Telkom’s R100m AI Skills Push Asks If SA Schools Are Ready for the Future
If your only dependable computer is the phone in your hand, “AI skills” can sound like another shiny promise aimed at people who already have decent laptops and stable Wi-Fi. Telkom’s new R100 million commitment cuts against that mood a bit. The company is putting real money behind a Telkom AI Institute, with a stated plan to teach practical artificial intelligence and digital skills to young people, small businesses, and communities that usually get left out when tech education becomes a prestige project.
The timing matters because AI is no longer parked in the future section of the brochure. It is already changing how customer service works, how adverts are targeted, how products get recommended, and how ordinary people search, shop, write, and apply for work. Telkom says the institute aims to ensure South Africans are not just watching that shift from the sidelines while other countries build the people who know how to use it.
What Telkom is putting on the table
The headline number is R100 million. That is not pocket change, and it is not the kind of amount that disappears into a vague “digital transformation” slide deck unless someone has made a serious decision to spend.

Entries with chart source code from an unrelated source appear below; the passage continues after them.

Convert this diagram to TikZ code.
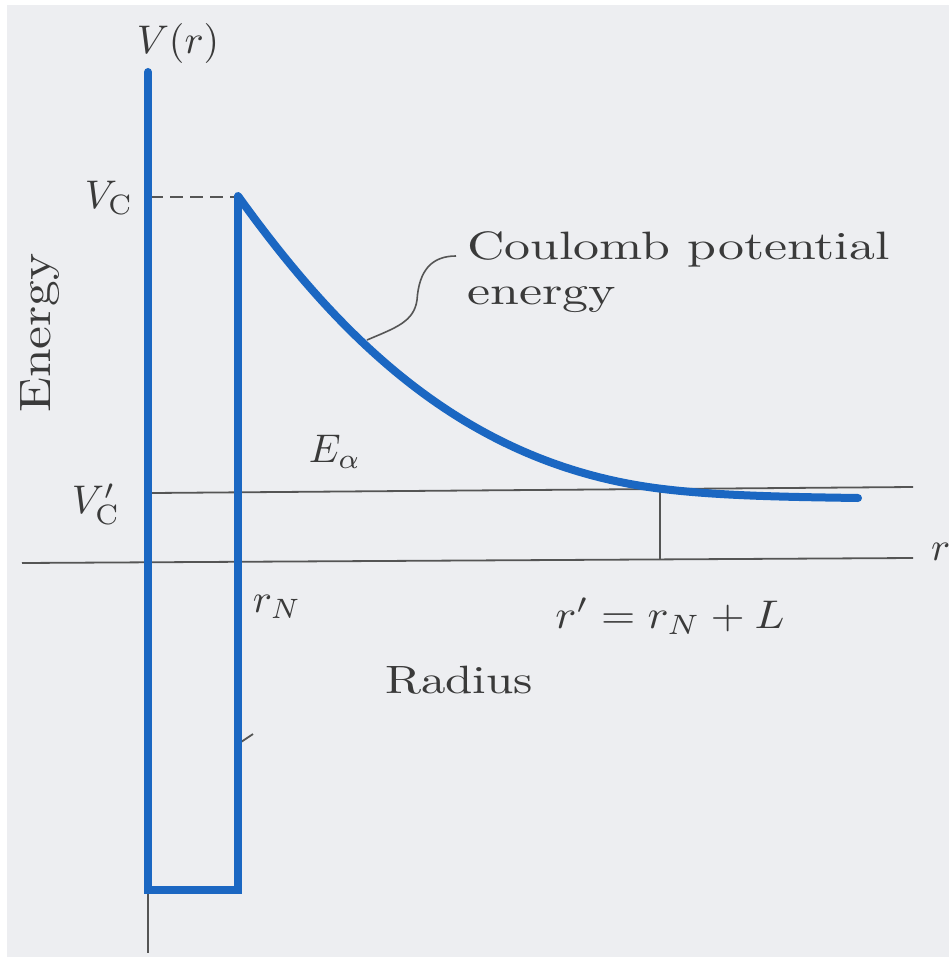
\documentclass[tikz,border=0pt]{standalone}
\usepackage{graphicx}
\begin{document}
\begin{tikzpicture}[x=1pt,y=-1pt]
\definecolor{bg}{HTML}{EDEEF1}
\definecolor{wall}{HTML}{1B67C2}
\definecolor{ink}{HTML}{3A3A3A}
\definecolor{axisc}{HTML}{555555}
\tikzset{
  wallline/.style={draw=wall, line width=8pt, line join=miter},
  curveline/.style={draw=wall, line width=8pt, line cap=round, line join=round},
  thinline/.style={draw=axisc, line width=1.8pt},
  leaderline/.style={draw=axisc, line width=1.6pt},
  dashline/.style={draw=axisc, line width=1.8pt, dash pattern=on 13pt off 7pt},
  lbl/.style={text=ink, inner sep=0pt},
}
\useasboundingbox (0,0) rectangle (949,957);
\fill[white] (0,0) rectangle (949,957);
\fill[bg] (7,5) rectangle (949,957);

% key points
\coordinate (top) at (148,72);
\coordinate (bl) at (148,890);
\coordinate (br) at (238,890);
\coordinate (peak) at (238,195);
\coordinate (vc) at (150,197);
\coordinate (vcpk) at (238,197);
\coordinate (ea0) at (152,493);
\coordinate (ea1) at (913,487);
\coordinate (ax0) at (22,563);
\coordinate (ax1) at (913,558);
\coordinate (rp0) at (660,488);
\coordinate (rp1) at (660,559);
\coordinate (low0) at (148,890);
\coordinate (low1) at (148,953);
\coordinate (tick0) at (241,742);
\coordinate (tick1) at (253,734);
\coordinate (cross) at (663,489);
\coordinate (cend) at (858,498);
\coordinate (leadstart) at (367,340);
\coordinate (leadend) at (456,256);

% thin lines
\draw[thinline] (ax0) -- (ax1);
\draw[thinline] (ea0) -- (ea1);
\draw[thinline] (rp0) -- (rp1);
\draw[thinline] (low0) -- (low1);
\draw[dashline] (vc) -- (vcpk);
\draw[thinline] (tick0) -- (tick1);

% potential well
\draw[wallline] (top) -- (bl) -- (br) -- (peak);
\draw[wallline, line cap=round] (top) -- ++(0,4);
\draw[curveline] (238,196) .. controls (338,335) and (463,465) .. (cross)
  .. controls (720,496) and (790,497) .. (cend);

% leader
\draw[leaderline] (leadstart) .. controls (395,328) and (414,322) .. (417,300)
  .. controls (419,270) and (432,256) .. (leadend);

% labels
\node[lbl] (Vr) at (178,44) {\scalebox{4}{$V(r)$}};
\node[lbl] (VC) at (109,198) {\scalebox{4}{$V_{\mathrm{C}}$}};
\node[lbl] (VCp) at (96,504) {\scalebox{4}{$V'_{\mathrm{C}}$}};
\node[lbl] (Ea) at (335,452) {\scalebox{4}{$E_\alpha$}};
\node[lbl] (rN) at (277,607) {\scalebox{4}{$r_N$}};
\node[lbl, anchor=base] (rprime) at (670,628) {\scalebox{4.4}[4]{$r' = r_N + L$}};
\node[lbl, anchor=base west] (rax) at (931,560) {\scalebox{4}{$r$}};
\node[lbl, anchor=base] (Radius) at (459,693) {\scalebox{4.9}[3.95]{Radius}};
\node[lbl, rotate=90] (Energy) at (40,333) {\scalebox{5.15}[4.4]{Energy}};
\node[lbl, anchor=base west] (Coul) at (467,260) {\scalebox{5.19}[3.96]{Coulomb potential}};
\node[lbl, anchor=base west] (energy) at (467,305) {\scalebox{5.19}[3.96]{energy}};
\end{tikzpicture}
\end{document}
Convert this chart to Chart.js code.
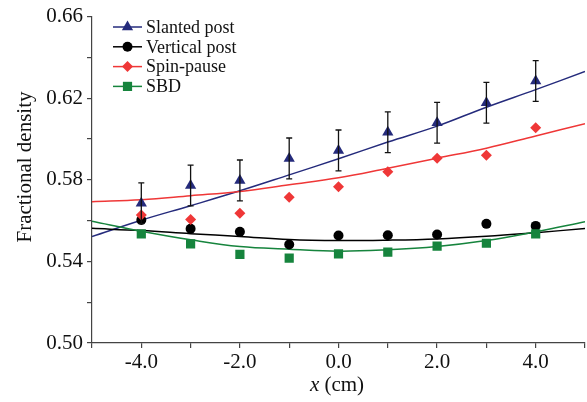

Telkom says the AI Institute will focus on practical training, not theory for its own sake. The stated audience is broad on purpose: young people looking for work, small businesses trying to stay competitive, and underserved communities that are usually expected to catch up later, if at all. The promise is job-ready knowledge, local innovation, and a way into the digital economy for people who are often forced to learn by scrambling, not by curriculum.
The announcement also sits inside the International Telecommunication Union’s global digital development initiative, which gives the move a wider frame than a company launch. Telkom is presenting this as part of a bigger push to widen access to digital capability, not just as a brand exercise with a new logo and a few workshops.
Why the mobile-first reality matters
A lot of AI talk still assumes desktop access, good data, and enough free time to sit through neat online courses. That is not how most people live. For plenty of households, the phone is the classroom, the office, the storefront, the bank, and the only steady connection to the internet.
The practical side of this initiative matters more than the shiny language around it. If the institute teaches people how to use AI for small business tasks, find work faster, organise information, or build simple digital services from a phone, it has a shot at being useful. If it ends up sounding like a conference panel, it will fade quickly.
Telkom is clearly betting that AI can be translated into everyday use. That means less talk about abstract disruption and more focus on things people can actually do: understanding what AI tools can and cannot do, learning how to work with data, spotting opportunities in digital commerce, and using new tools without getting conned by the hype around them.
Who benefits first
Young people are the obvious starting point. South Africa has a generation that is already online, already familiar with app-based life, and already being told that digital skills are non-negotiable. The missing piece is often not enthusiasm; it is structured access.
Small businesses are another obvious target. A spaza owner, a salon, a courier operator, a freelancer, and a trader on WhatsApp all face the same problem in different forms: they need tools that help them work faster, sell better, and waste less time. AI training that ignores that reality would miss the point. Training that shows a business owner how to use simple digital tools for customer messages, stock planning, or basic admin has a far better chance of sticking.
Underserved communities are where this either becomes meaningful or embarrassing. If the institute reaches people in places where training opportunities are thin, and if it does so in a format that works on mobile data, not just in polished urban centres, then it starts to address the actual gap. If access depends on expensive devices, long travel, or perfect connectivity, then the initiative becomes another well-meant announcement that stops at the city limits.
The question no company can answer alone
Telkom’s move raises a bigger issue than one institute can solve. Should AI education be bolted onto a special programme, or should it be part of every school and university curriculum?
That is the harder argument, and it is the one worth having. A targeted initiative can help people who are already outside the main pipeline. But if AI literacy is going to matter across the economy, then it cannot stay in corporate projects and pilot programmes. It has to show up in classrooms, lecture halls, TVET pathways, and teacher training, because the people who will need these skills are already sitting in those rooms.
Digital literacy used to mean knowing how to use a computer. Now it means understanding how algorithms shape what you see, how AI tools handle your data, and where the line sits between useful automation and lazy dependence. That is not a niche concern for coders. It is basic literacy for anyone trying to work, study, or run a business in a mobile-heavy economy.
What to watch next
The launch itself is the easy part. The real test is whether Telkom turns R100 million into access, repetition, and measurable outcomes instead of a one-off headline.
Watch for the details that usually separate serious programmes from corporate theatre. Who gets into the institute? What kind of training is offered? Is it built for phone-first users, or does it quietly assume a desktop and a stable connection? Are there partnerships with schools, colleges, and community organisations that can spread the work beyond one branded centre?
There is also a bigger cultural question hiding underneath the launch. If a telecom company is forced to step into AI education at this scale, what does that say about the system around it?
Telkom has made its answer pretty clear. The next fight is whether schools and universities accept that answer, or keep pretending digital skills can be left as an extra.